Across the River | Memories of a dear friend to the Moss Vale community

SNIP’S SHOP: The old barber shop at 482 Argyle Street, Moss Vale will never been the same following the death of John Parry. Photo: Geoff Goodfellow.
SNIP’S SHOP: The old barber shop at 482 Argyle Street, Moss Vale will never been the same following the death of John Parry. Photo: Geoff Goodfellow.

One of the most respected men in Moss Vale, John ‘Snipper’ Parry died last week.

He was 76.

The former barber, national serviceman, cricketer, train lover and all-round gentle man lived a simple life, with a heart of gold, picking up rubbish in the street on his way to and from his barber shop each day. 

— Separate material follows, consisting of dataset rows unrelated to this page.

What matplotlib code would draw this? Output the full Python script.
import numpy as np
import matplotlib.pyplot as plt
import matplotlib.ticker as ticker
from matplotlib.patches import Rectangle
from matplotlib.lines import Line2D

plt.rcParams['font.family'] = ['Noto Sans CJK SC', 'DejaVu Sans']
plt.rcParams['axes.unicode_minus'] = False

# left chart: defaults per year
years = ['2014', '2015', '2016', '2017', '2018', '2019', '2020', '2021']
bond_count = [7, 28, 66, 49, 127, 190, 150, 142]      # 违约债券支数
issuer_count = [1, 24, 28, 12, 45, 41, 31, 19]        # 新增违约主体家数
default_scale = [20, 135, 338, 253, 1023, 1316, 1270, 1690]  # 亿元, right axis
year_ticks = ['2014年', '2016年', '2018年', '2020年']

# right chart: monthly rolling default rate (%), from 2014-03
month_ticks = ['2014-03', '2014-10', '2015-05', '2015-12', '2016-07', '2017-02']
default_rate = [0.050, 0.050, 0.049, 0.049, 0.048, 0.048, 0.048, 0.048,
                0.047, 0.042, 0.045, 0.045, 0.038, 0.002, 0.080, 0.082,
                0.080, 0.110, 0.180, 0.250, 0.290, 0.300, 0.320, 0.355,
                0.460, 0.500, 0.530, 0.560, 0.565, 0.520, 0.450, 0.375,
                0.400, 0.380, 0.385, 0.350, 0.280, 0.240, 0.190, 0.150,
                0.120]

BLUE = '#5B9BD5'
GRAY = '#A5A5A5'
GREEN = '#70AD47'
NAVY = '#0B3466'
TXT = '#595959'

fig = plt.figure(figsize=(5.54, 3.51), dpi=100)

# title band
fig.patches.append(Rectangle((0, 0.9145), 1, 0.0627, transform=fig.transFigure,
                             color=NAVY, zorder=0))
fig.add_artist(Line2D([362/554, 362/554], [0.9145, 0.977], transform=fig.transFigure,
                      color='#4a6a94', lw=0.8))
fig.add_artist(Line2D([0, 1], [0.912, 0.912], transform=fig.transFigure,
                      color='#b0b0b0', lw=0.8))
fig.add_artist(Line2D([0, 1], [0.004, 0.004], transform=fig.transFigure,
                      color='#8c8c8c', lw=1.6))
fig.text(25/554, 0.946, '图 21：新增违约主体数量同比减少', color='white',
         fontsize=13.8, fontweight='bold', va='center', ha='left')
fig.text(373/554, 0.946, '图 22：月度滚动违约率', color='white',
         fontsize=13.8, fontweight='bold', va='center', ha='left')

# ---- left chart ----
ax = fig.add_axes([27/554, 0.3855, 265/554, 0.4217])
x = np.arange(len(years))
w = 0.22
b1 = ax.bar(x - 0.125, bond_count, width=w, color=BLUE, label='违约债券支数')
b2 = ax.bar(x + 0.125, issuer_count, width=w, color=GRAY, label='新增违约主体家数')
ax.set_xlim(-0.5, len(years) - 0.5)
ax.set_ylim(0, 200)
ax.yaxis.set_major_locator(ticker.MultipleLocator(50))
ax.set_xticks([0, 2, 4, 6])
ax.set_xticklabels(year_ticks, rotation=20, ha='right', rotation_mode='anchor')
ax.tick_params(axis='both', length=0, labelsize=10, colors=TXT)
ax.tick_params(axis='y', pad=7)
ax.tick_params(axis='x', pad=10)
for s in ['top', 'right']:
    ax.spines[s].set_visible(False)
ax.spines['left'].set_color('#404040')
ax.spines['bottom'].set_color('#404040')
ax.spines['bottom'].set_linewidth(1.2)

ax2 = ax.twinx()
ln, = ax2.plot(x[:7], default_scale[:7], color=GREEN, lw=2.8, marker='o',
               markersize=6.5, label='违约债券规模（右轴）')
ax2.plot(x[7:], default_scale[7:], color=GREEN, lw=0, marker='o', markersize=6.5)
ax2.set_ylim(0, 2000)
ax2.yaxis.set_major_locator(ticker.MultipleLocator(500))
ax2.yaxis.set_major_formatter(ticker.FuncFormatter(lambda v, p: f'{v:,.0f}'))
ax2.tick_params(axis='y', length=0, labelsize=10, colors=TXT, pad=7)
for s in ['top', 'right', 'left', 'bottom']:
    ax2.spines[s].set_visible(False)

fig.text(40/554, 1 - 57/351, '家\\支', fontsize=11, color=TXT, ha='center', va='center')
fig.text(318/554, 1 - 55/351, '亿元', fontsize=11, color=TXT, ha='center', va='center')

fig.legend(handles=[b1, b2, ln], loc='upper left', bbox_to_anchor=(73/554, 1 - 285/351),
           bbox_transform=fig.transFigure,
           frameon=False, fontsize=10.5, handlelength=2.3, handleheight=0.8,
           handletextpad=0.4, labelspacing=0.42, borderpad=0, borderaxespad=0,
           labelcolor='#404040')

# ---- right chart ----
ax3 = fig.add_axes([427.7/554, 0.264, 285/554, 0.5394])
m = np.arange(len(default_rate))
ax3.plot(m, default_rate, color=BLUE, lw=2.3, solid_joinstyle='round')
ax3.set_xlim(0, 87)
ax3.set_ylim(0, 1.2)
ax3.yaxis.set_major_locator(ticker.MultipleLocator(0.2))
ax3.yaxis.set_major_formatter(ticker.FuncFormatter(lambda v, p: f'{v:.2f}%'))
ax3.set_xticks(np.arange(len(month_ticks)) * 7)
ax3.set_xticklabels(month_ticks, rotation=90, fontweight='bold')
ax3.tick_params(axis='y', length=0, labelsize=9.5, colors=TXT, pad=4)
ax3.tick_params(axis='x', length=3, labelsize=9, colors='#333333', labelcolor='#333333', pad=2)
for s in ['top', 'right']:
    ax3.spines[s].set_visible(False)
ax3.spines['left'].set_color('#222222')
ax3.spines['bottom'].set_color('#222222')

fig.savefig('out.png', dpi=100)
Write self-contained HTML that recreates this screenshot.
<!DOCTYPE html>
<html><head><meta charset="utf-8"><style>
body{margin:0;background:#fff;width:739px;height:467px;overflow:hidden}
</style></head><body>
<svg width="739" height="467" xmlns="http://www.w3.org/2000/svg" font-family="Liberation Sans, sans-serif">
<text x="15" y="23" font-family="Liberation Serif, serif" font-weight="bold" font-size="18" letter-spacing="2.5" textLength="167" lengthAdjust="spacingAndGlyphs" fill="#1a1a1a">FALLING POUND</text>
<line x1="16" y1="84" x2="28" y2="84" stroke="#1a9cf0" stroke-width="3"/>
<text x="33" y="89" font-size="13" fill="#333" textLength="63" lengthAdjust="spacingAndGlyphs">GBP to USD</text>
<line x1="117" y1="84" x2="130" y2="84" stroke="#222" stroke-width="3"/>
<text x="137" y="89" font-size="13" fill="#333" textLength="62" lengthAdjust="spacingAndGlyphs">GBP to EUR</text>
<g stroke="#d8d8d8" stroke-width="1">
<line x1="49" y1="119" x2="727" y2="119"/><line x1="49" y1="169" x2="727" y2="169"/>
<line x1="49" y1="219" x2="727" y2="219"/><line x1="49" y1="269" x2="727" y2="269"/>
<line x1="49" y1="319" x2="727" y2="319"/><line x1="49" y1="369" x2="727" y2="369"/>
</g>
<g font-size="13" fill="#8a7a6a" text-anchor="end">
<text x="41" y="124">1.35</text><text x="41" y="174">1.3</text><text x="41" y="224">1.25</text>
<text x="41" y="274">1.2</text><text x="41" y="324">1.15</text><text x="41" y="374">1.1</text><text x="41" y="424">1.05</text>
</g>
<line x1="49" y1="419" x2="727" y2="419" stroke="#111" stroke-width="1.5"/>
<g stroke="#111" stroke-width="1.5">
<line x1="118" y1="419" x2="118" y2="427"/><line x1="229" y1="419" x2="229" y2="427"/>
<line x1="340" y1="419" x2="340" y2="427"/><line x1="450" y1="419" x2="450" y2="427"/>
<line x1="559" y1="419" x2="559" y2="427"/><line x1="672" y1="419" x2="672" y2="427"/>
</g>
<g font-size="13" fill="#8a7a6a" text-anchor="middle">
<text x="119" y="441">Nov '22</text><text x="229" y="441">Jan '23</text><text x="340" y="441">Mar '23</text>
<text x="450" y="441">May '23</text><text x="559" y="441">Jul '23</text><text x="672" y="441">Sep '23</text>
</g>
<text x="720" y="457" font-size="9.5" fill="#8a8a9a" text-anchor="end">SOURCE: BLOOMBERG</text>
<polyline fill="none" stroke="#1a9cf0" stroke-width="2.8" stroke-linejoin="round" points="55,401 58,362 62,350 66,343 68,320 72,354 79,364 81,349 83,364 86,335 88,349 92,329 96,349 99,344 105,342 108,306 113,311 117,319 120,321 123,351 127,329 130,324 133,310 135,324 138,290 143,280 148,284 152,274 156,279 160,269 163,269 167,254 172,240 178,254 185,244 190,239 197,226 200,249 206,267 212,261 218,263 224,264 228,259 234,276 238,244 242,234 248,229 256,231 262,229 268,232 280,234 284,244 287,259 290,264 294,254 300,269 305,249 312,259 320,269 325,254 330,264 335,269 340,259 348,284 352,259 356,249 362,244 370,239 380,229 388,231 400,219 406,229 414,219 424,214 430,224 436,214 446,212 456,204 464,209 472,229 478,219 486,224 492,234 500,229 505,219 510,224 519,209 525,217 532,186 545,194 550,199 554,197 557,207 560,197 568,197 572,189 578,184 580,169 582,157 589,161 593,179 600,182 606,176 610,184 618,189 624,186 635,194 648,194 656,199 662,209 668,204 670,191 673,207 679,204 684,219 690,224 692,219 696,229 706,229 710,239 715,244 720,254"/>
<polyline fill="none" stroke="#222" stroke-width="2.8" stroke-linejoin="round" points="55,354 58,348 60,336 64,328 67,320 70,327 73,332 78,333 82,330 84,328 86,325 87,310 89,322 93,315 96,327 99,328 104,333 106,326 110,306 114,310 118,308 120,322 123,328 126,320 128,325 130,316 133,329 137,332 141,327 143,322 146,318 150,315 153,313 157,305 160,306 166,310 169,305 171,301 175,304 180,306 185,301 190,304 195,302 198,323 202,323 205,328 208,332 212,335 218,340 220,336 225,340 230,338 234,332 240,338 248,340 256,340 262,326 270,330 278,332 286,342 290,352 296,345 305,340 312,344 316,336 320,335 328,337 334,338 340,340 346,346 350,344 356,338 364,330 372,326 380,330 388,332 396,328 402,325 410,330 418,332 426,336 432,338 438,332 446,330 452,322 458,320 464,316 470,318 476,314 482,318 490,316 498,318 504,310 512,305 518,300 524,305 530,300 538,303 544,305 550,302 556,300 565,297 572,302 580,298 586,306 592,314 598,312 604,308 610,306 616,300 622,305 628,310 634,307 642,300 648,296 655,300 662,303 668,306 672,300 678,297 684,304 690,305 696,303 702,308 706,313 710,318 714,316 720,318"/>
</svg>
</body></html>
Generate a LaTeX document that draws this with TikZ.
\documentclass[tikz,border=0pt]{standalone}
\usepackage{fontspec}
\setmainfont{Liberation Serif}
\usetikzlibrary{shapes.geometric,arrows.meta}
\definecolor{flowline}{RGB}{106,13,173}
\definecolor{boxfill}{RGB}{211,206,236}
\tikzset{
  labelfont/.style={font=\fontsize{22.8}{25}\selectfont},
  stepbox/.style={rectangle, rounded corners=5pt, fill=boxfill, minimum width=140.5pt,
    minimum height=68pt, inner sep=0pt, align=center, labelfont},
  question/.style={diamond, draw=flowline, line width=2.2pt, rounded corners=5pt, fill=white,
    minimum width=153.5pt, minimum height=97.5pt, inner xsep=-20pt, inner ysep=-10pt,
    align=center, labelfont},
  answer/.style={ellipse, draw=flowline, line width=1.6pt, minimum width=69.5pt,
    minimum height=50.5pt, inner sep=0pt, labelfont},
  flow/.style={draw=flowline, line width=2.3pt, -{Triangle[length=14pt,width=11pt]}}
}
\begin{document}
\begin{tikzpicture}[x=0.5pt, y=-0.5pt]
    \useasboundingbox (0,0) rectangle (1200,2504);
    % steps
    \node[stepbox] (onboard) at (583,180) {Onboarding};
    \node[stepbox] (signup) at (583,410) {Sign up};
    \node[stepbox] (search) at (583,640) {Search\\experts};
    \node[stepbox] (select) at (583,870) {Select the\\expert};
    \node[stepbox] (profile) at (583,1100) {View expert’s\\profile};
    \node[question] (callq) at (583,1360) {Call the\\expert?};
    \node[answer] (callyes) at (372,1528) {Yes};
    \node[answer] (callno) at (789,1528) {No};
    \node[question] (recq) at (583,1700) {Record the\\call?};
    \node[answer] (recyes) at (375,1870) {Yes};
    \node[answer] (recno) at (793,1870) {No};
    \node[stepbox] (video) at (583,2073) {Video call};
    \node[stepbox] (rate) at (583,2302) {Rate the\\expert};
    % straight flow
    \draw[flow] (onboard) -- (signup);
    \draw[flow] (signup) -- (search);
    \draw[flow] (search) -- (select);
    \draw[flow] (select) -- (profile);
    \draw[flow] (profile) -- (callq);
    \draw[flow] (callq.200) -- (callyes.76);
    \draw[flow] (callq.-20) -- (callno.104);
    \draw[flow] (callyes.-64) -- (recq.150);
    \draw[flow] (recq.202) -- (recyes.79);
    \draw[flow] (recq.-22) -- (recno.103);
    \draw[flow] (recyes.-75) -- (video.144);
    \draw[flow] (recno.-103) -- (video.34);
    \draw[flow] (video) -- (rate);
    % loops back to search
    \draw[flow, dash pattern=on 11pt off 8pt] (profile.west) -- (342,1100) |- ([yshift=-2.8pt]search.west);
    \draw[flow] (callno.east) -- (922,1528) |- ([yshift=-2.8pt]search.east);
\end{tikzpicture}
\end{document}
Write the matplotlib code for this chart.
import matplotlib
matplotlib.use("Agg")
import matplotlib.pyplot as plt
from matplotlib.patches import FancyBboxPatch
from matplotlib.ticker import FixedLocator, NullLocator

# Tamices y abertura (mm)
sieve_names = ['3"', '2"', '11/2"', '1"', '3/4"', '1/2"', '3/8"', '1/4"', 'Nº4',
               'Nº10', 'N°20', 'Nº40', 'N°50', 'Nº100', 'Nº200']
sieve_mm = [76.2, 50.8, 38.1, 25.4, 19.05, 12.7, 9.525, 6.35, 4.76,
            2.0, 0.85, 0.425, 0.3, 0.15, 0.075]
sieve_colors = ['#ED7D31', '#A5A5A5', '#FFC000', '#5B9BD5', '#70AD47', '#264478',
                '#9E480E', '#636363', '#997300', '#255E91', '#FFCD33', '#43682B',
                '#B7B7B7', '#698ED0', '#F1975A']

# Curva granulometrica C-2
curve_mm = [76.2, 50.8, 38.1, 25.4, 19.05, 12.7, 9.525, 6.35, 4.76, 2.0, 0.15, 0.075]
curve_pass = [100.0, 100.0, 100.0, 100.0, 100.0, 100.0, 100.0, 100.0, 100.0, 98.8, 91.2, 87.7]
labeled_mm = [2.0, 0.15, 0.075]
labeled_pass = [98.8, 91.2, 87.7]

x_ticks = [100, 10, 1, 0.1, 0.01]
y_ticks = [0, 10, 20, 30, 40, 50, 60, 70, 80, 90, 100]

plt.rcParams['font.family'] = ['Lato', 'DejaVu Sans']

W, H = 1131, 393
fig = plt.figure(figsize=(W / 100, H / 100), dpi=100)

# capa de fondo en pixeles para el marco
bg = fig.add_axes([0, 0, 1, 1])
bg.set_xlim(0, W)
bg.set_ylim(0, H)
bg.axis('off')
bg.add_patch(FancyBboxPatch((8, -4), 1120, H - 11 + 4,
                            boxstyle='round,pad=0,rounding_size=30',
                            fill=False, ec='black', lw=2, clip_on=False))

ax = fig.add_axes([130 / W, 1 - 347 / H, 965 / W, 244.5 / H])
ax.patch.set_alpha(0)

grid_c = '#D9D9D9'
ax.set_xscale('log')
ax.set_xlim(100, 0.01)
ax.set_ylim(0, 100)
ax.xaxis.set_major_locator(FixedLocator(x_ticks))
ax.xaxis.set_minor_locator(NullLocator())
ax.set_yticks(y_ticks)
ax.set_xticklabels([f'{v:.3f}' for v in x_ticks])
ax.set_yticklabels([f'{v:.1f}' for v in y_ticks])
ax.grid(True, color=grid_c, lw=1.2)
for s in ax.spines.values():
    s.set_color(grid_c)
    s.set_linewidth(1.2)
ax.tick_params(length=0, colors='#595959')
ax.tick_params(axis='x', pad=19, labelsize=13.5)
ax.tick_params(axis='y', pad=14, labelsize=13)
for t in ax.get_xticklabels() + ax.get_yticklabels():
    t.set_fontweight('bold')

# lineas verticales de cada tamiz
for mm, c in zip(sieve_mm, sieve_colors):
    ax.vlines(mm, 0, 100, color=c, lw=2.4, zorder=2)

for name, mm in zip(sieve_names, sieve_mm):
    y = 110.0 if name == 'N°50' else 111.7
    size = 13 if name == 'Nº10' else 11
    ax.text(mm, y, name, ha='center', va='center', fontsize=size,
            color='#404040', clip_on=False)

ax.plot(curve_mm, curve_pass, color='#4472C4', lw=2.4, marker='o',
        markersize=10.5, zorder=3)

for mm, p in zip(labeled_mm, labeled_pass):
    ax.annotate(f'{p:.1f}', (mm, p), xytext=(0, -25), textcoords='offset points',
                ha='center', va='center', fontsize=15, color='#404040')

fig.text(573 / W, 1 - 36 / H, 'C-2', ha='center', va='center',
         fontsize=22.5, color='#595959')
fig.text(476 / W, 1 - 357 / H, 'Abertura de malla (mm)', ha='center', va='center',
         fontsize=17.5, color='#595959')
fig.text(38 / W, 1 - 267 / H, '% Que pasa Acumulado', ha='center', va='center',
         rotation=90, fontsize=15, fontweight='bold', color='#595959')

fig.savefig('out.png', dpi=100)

Walking with his faithful old pound dog Barney, John was always up for a pleasant chat with any passer-by.

As one of his regulars, Lloyd Hopkins so eloquently penned in a note on his shop door; “John was a dear friend to the Moss Vale community.”

Born on October 16, 1941 to Douglas Roland Thomas Parry and his wife Isabel Minnie (nee Penfold), young John had rheumatic fever as a kid and missed a lot of school. 

After leaving school at the first possible opportunity, he learned his trade as a barber from Oscar Kramer, as well as young Johnny Rayner and his dad Cecil, before branching out on his own to continue his craft right up until he took ill a few weeks ago. 

He was the cheapest hairdresser in the Southern Highlands, only recently bumping his fee up from $5 to $7 when the rent rose. 

Mind you, he still only charged $5 for pensioners or old mates and if anyone handed him a $10 note there was no way they’d get out of the shop without collecting their change.

In earlier years he would visit Tudor House school with Johnny Rayner, where they’d do a job-lot on the boys, working to a strict time limit of a few minutes each, giving such good value for money the lads only needed two cuts a year.

John also cut hair at a local nursing home and for a few other older folk in their house to save them coming out.

In his younger days, John was an usher at the Moss Vale Theatre Royal picture show, working there until it closed in 1966.

“This theatre run by John May was the show-case of theatres in the district,” recalls Moss Vale historian David Baxter.

“All plush carpets, shiny brass rails and attractive usherettes selling confectionery, cigarettes and drinks in flashy little uniforms.”

John took his job seriously and was a very strict usher according to David.

“If you played up you were out.”

John played a bit of cricket for Moss Vale and loved to chat about the game, but his real passion was trains.

His barber shop was plastered with photographs of locomotives and he often did voluntary work at the Thirlmere Steam Museum.  

We should leave the last word for former local lawyer Garry Barnsley, who had known John for a lifetime.

“John kept his friend Barney close to him with a length of old baler twine. Sometimes I thought to offer him the use of a proper lead - but always held back. John was immune from being tidied-up, and a good thing too. We need our eccentrics and our non-conformists.

“I admired the way he and his dog patrolled the streets of Moss Vale with an insouciant air of proprietorship.

“John paused to pick up other people’s litter and stow it in the street-bins. It takes most of us some courage to do this. John did it without fear of ridicule or expectation of reward.” 

Garry reckons that getting a haircut from John Parry was an occasion for vigilance. 

“Just the right amount of chitchat was the go. Any more - particularly anything about trains - and John would prolong the discourse to his satisfaction. His means was the ceaseless clicking of his barber’s scissors.

“What was meant to be a light trim progressed to a short-back-and-sides, and ended-up as a Yul Brynner,” writes Garry, concluding by saying, “For a man who sought no fame, much less thought himself famous, he’ll long be remembered with nostalgia and affection.”

Yes indeed Garry, he certainly will.